Daripada banyak omong, lebih baik saya berikan contohnya. Perhatikan soal matematika berikut, dan coba pikirkan bagaimana cara menemukan jawabannya.
14 × 18 = ?
Perhatikan beberapa jawaban berikut.
Bayangkan bagaimana jika kita menjadi gurunya. Apa yang Anda akan tanyakan kepada murid-murid Anda? Di awal? Di setiap kali ada alternatif solusi?
Ini adalah beberapa model pertanyaan dan pernyataan yang pernah saya gunakan ketika memfasilitasi belajar anak ketika mengerjakan satu soal matematika:
- Coba pikirkan baik-baik, menurutmu bagaimana cara menemukan jawaban dari 14×18?
- Apakah ada yang dapat menemukan cara atau metode lain?
- Bagaimana mengerjakan soal ini dengan cara yang lain?
- Bagaimana kalau kita gambar/visualisasikan?
- Bagaimana cara memvisualisasikan perkalian?
- Wah cara yang kamu gunakan menarik. Bagaimana kamu bisa terpikir seperti itu? Apa yang kamu lakukan?
Kalau anak-anak sudah cukup kreatif, tentunya akan lebih mudah untuk mendorong mereka berpikir lebih jauh dan mendapatkan jawaban lain. Kalau tidak, berarti kita mempunyai pekerjaan lebih berat untuk membentuk kultur itu di kelas kita dan anak-anak murid terbiasa untuk melihat dengan berbagai cara berbeda.
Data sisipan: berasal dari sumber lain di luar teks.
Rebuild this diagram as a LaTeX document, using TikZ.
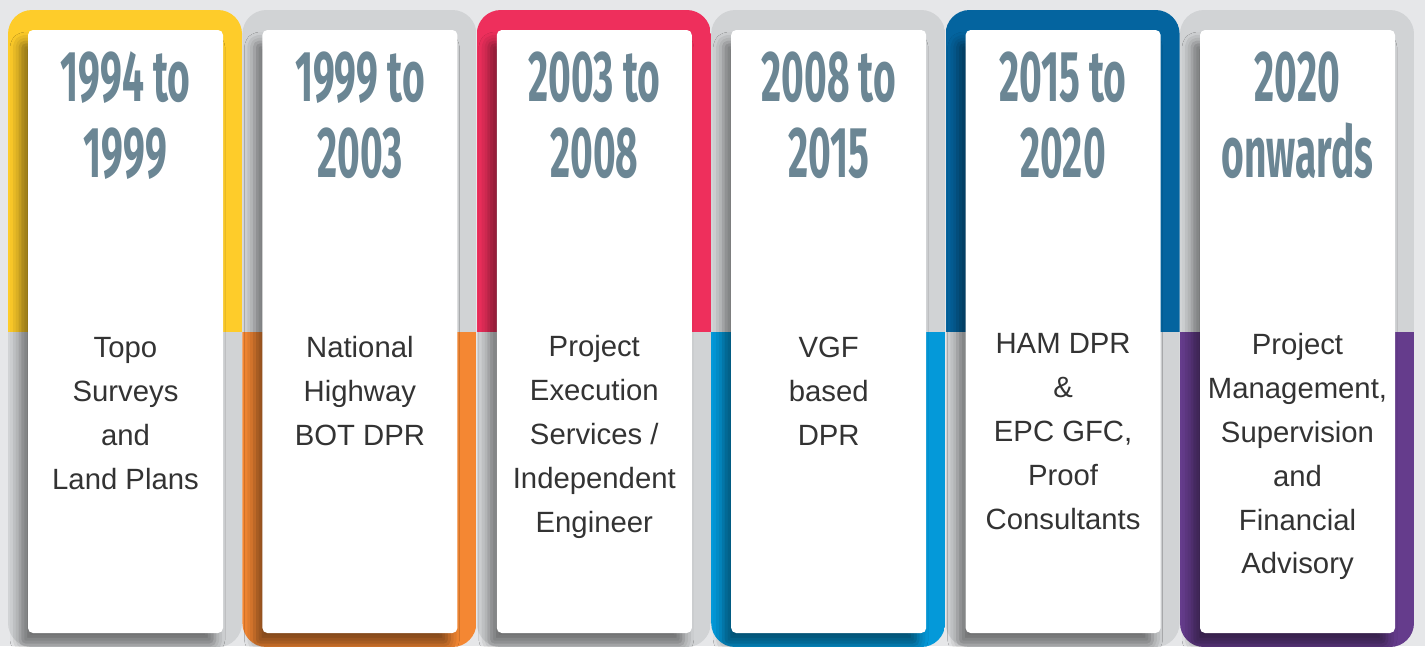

Di saat mereka memberikan jawaban-jawaban berbeda, di situ lah peran kita untuk menghargai dan menjadi teladan untuk menghargai setiap pandangan yang berbeda. Anak-anak pun juga jadi bisa belajar bahwa mempunyai perspektif berbeda itu wajar dan boleh, dan kita perlu menghargai pandangan orang lain dan bahkan berusaha mengerti mengapa orang mempunyai cara pikir yang berbeda.
Sepatu yang kita pakai belum tentu sama, bahkan ketika mereknya maupun ukurannya sama sekalipun. Setiap orang mempunyai bias yang dapat membentuk perspektif dan cara pikir yang berbeda, dan kita perlu belajar berempati dan menghargainya, sama seperti kita mendidik anak-anak saling menghargai dan menghormati di kelas.
Seberapa jauh kita menempatkan diri kita di posisi orang lain?